---------- Data to process

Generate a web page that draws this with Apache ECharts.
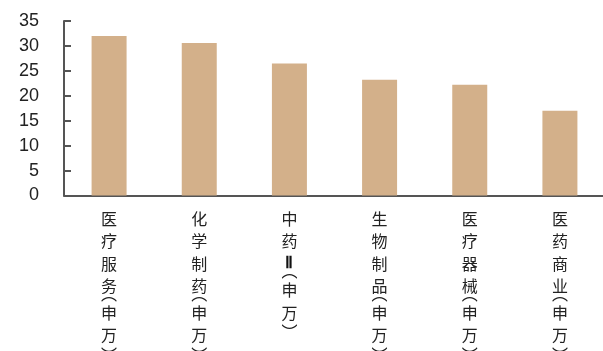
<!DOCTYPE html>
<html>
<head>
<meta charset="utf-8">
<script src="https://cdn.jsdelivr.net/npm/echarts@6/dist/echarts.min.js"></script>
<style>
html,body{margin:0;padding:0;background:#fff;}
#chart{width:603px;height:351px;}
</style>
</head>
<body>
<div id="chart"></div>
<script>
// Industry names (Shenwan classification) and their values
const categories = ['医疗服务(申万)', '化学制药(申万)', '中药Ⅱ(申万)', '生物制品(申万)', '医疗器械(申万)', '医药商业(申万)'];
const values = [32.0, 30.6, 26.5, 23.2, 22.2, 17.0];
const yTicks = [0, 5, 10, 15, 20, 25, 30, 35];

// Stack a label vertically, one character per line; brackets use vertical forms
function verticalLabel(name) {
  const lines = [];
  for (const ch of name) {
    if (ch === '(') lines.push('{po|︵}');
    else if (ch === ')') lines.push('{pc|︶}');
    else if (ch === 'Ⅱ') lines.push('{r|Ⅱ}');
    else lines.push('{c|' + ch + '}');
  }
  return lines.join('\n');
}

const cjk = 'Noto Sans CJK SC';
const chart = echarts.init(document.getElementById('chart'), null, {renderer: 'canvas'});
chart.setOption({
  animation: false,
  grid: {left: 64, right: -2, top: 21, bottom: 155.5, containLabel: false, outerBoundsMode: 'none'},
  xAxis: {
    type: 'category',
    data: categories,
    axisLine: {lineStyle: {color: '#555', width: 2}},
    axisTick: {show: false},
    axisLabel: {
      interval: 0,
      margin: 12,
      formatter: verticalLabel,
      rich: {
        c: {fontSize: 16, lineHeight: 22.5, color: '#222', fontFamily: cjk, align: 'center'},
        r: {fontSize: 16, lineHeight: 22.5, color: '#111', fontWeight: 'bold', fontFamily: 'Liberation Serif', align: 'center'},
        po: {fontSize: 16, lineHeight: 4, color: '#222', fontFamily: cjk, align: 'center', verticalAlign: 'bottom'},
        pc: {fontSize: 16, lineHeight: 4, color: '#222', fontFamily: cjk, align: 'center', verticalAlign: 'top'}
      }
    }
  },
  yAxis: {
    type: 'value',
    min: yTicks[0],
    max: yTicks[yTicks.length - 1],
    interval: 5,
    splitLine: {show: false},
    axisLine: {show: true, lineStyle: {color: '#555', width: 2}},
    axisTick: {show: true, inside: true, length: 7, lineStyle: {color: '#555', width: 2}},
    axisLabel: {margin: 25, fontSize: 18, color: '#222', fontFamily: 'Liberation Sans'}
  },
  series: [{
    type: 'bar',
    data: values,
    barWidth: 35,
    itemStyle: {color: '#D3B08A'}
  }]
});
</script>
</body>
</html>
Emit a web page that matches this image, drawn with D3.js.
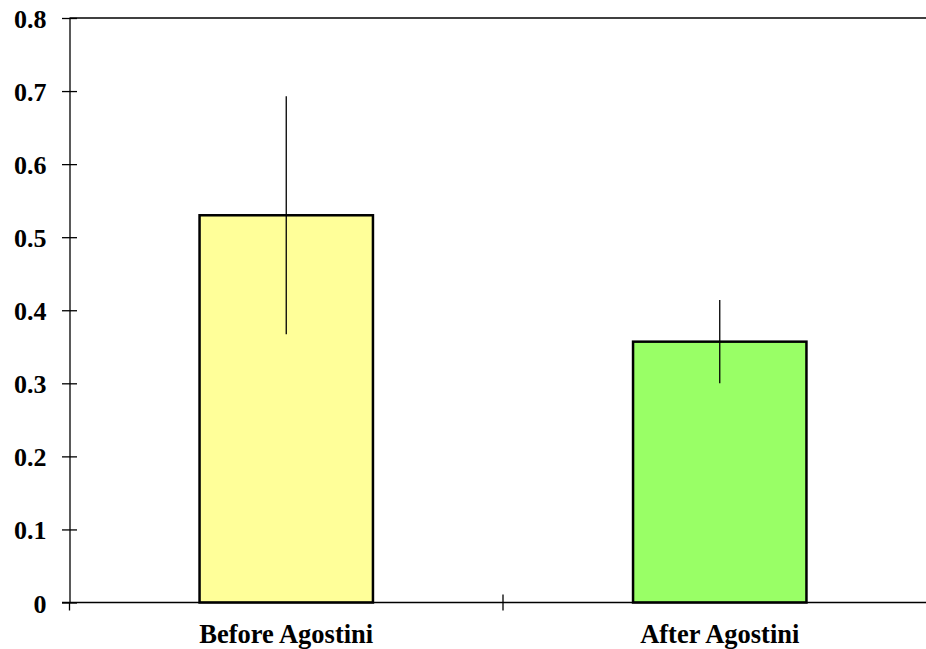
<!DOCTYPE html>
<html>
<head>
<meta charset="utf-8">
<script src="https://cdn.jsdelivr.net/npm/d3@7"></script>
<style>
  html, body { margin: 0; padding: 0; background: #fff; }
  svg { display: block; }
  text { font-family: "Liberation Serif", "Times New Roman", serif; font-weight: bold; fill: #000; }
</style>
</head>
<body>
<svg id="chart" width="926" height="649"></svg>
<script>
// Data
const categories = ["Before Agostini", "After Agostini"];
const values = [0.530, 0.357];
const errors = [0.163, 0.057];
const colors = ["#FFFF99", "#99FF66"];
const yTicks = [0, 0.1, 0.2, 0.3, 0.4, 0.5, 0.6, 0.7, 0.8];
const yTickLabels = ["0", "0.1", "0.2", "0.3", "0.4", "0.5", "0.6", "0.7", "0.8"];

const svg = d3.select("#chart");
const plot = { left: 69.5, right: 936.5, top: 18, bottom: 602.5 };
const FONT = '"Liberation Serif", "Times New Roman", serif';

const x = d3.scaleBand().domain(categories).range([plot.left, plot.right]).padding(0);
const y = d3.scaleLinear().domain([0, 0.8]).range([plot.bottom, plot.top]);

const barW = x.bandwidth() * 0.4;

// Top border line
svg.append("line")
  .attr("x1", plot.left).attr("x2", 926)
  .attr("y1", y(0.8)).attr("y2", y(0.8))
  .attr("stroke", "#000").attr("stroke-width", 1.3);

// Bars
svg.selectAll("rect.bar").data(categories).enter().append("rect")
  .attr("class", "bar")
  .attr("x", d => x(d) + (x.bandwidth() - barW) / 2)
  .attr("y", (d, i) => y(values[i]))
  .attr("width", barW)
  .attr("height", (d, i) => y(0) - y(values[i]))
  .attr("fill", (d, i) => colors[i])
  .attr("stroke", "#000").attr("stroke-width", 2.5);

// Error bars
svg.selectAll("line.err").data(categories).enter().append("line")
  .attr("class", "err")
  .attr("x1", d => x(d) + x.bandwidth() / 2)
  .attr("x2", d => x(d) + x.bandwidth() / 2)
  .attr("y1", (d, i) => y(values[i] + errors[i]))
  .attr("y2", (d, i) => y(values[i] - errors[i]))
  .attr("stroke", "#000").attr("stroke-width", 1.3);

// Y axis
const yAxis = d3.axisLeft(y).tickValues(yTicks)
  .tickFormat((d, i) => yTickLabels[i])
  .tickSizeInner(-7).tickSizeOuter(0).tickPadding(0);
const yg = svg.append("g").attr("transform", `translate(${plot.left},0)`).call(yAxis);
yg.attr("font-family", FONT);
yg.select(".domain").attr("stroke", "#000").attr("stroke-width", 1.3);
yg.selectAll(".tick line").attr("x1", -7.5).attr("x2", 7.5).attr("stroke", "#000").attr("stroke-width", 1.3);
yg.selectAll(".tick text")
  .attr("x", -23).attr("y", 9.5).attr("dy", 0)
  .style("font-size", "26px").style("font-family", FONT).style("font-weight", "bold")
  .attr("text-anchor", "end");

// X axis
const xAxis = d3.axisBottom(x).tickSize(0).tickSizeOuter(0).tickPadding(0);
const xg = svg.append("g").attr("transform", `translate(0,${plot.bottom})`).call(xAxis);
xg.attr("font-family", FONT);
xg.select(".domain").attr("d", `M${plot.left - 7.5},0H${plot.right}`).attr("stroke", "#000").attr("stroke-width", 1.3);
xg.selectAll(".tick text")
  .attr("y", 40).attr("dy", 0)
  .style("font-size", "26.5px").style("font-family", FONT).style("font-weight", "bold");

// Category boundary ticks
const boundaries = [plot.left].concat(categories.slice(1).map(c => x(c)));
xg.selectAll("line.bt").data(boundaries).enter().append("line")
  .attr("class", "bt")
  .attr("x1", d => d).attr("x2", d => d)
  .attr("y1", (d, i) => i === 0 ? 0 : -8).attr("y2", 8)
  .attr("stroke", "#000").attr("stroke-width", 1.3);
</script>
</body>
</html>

--------------------

What you are asked to do:
Set the listing down in full and exactly. Pictures within it should not appear in the copy.

Finished answer:
Generate a web page that draws this with Apache ECharts.
<!DOCTYPE html>
<html>
<head>
<meta charset="utf-8">
<script src="https://cdn.jsdelivr.net/npm/echarts@6/dist/echarts.min.js"></script>
<style>
html,body{margin:0;padding:0;background:#fff;}
#chart{width:603px;height:351px;}
</style>
</head>
<body>
<div id="chart"></div>
<script>
// Industry names (Shenwan classification) and their values
const categories = ['医疗服务(申万)', '化学制药(申万)', '中药Ⅱ(申万)', '生物制品(申万)', '医疗器械(申万)', '医药商业(申万)'];
const values = [32.0, 30.6, 26.5, 23.2, 22.2, 17.0];
const yTicks = [0, 5, 10, 15, 20, 25, 30, 35];

// Stack a label vertically, one character per line; brackets use vertical forms
function verticalLabel(name) {
  const lines = [];
  for (const ch of name) {
    if (ch === '(') lines.push('{po|︵}');
    else if (ch === ')') lines.push('{pc|︶}');
    else if (ch === 'Ⅱ') lines.push('{r|Ⅱ}');
    else lines.push('{c|' + ch + '}');
  }
  return lines.join('\n');
}

const cjk = 'Noto Sans CJK SC';
const chart = echarts.init(document.getElementById('chart'), null, {renderer: 'canvas'});
chart.setOption({
  animation: false,
  grid: {left: 64, right: -2, top: 21, bottom: 155.5, containLabel: false, outerBoundsMode: 'none'},
  xAxis: {
    type: 'category',
    data: categories,
    axisLine: {lineStyle: {color: '#555', width: 2}},
    axisTick: {show: false},
    axisLabel: {
      interval: 0,
      margin: 12,
      formatter: verticalLabel,
      rich: {
        c: {fontSize: 16, lineHeight: 22.5, color: '#222', fontFamily: cjk, align: 'center'},
        r: {fontSize: 16, lineHeight: 22.5, color: '#111', fontWeight: 'bold', fontFamily: 'Liberation Serif', align: 'center'},
        po: {fontSize: 16, lineHeight: 4, color: '#222', fontFamily: cjk, align: 'center', verticalAlign: 'bottom'},
        pc: {fontSize: 16, lineHeight: 4, color: '#222', fontFamily: cjk, align: 'center', verticalAlign: 'top'}
      }
    }
  },
  yAxis: {
    type: 'value',
    min: yTicks[0],
    max: yTicks[yTicks.length - 1],
    interval: 5,
    splitLine: {show: false},
    axisLine: {show: true, lineStyle: {color: '#555', width: 2}},
    axisTick: {show: true, inside: true, length: 7, lineStyle: {color: '#555', width: 2}},
    axisLabel: {margin: 25, fontSize: 18, color: '#222', fontFamily: 'Liberation Sans'}
  },
  series: [{
    type: 'bar',
    data: values,
    barWidth: 35,
    itemStyle: {color: '#D3B08A'}
  }]
});
</script>
</body>
</html>
Emit a web page that matches this image, drawn with D3.js.
<!DOCTYPE html>
<html>
<head>
<meta charset="utf-8">
<script src="https://cdn.jsdelivr.net/npm/d3@7"></script>
<style>
  html, body { margin: 0; padding: 0; background: #fff; }
  svg { display: block; }
  text { font-family: "Liberation Serif", "Times New Roman", serif; font-weight: bold; fill: #000; }
</style>
</head>
<body>
<svg id="chart" width="926" height="649"></svg>
<script>
// Data
const categories = ["Before Agostini", "After Agostini"];
const values = [0.530, 0.357];
const errors = [0.163, 0.057];
const colors = ["#FFFF99", "#99FF66"];
const yTicks = [0, 0.1, 0.2, 0.3, 0.4, 0.5, 0.6, 0.7, 0.8];
const yTickLabels = ["0", "0.1", "0.2", "0.3", "0.4", "0.5", "0.6", "0.7", "0.8"];

const svg = d3.select("#chart");
const plot = { left: 69.5, right: 936.5, top: 18, bottom: 602.5 };
const FONT = '"Liberation Serif", "Times New Roman", serif';

const x = d3.scaleBand().domain(categories).range([plot.left, plot.right]).padding(0);
const y = d3.scaleLinear().domain([0, 0.8]).range([plot.bottom, plot.top]);

const barW = x.bandwidth() * 0.4;

// Top border line
svg.append("line")
  .attr("x1", plot.left).attr("x2", 926)
  .attr("y1", y(0.8)).attr("y2", y(0.8))
  .attr("stroke", "#000").attr("stroke-width", 1.3);

// Bars
svg.selectAll("rect.bar").data(categories).enter().append("rect")
  .attr("class", "bar")
  .attr("x", d => x(d) + (x.bandwidth() - barW) / 2)
  .attr("y", (d, i) => y(values[i]))
  .attr("width", barW)
  .attr("height", (d, i) => y(0) - y(values[i]))
  .attr("fill", (d, i) => colors[i])
  .attr("stroke", "#000").attr("stroke-width", 2.5);

// Error bars
svg.selectAll("line.err").data(categories).enter().append("line")
  .attr("class", "err")
  .attr("x1", d => x(d) + x.bandwidth() / 2)
  .attr("x2", d => x(d) + x.bandwidth() / 2)
  .attr("y1", (d, i) => y(values[i] + errors[i]))
  .attr("y2", (d, i) => y(values[i] - errors[i]))
  .attr("stroke", "#000").attr("stroke-width", 1.3);

// Y axis
const yAxis = d3.axisLeft(y).tickValues(yTicks)
  .tickFormat((d, i) => yTickLabels[i])
  .tickSizeInner(-7).tickSizeOuter(0).tickPadding(0);
const yg = svg.append("g").attr("transform", `translate(${plot.left},0)`).call(yAxis);
yg.attr("font-family", FONT);
yg.select(".domain").attr("stroke", "#000").attr("stroke-width", 1.3);
yg.selectAll(".tick line").attr("x1", -7.5).attr("x2", 7.5).attr("stroke", "#000").attr("stroke-width", 1.3);
yg.selectAll(".tick text")
  .attr("x", -23).attr("y", 9.5).attr("dy", 0)
  .style("font-size", "26px").style("font-family", FONT).style("font-weight", "bold")
  .attr("text-anchor", "end");

// X axis
const xAxis = d3.axisBottom(x).tickSize(0).tickSizeOuter(0).tickPadding(0);
const xg = svg.append("g").attr("transform", `translate(0,${plot.bottom})`).call(xAxis);
xg.attr("font-family", FONT);
xg.select(".domain").attr("d", `M${plot.left - 7.5},0H${plot.right}`).attr("stroke", "#000").attr("stroke-width", 1.3);
xg.selectAll(".tick text")
  .attr("y", 40).attr("dy", 0)
  .style("font-size", "26.5px").style("font-family", FONT).style("font-weight", "bold");

// Category boundary ticks
const boundaries = [plot.left].concat(categories.slice(1).map(c => x(c)));
xg.selectAll("line.bt").data(boundaries).enter().append("line")
  .attr("class", "bt")
  .attr("x1", d => d).attr("x2", d => d)
  .attr("y1", (d, i) => i === 0 ? 0 : -8).attr("y2", 8)
  .attr("stroke", "#000").attr("stroke-width", 1.3);
</script>
</body>
</html>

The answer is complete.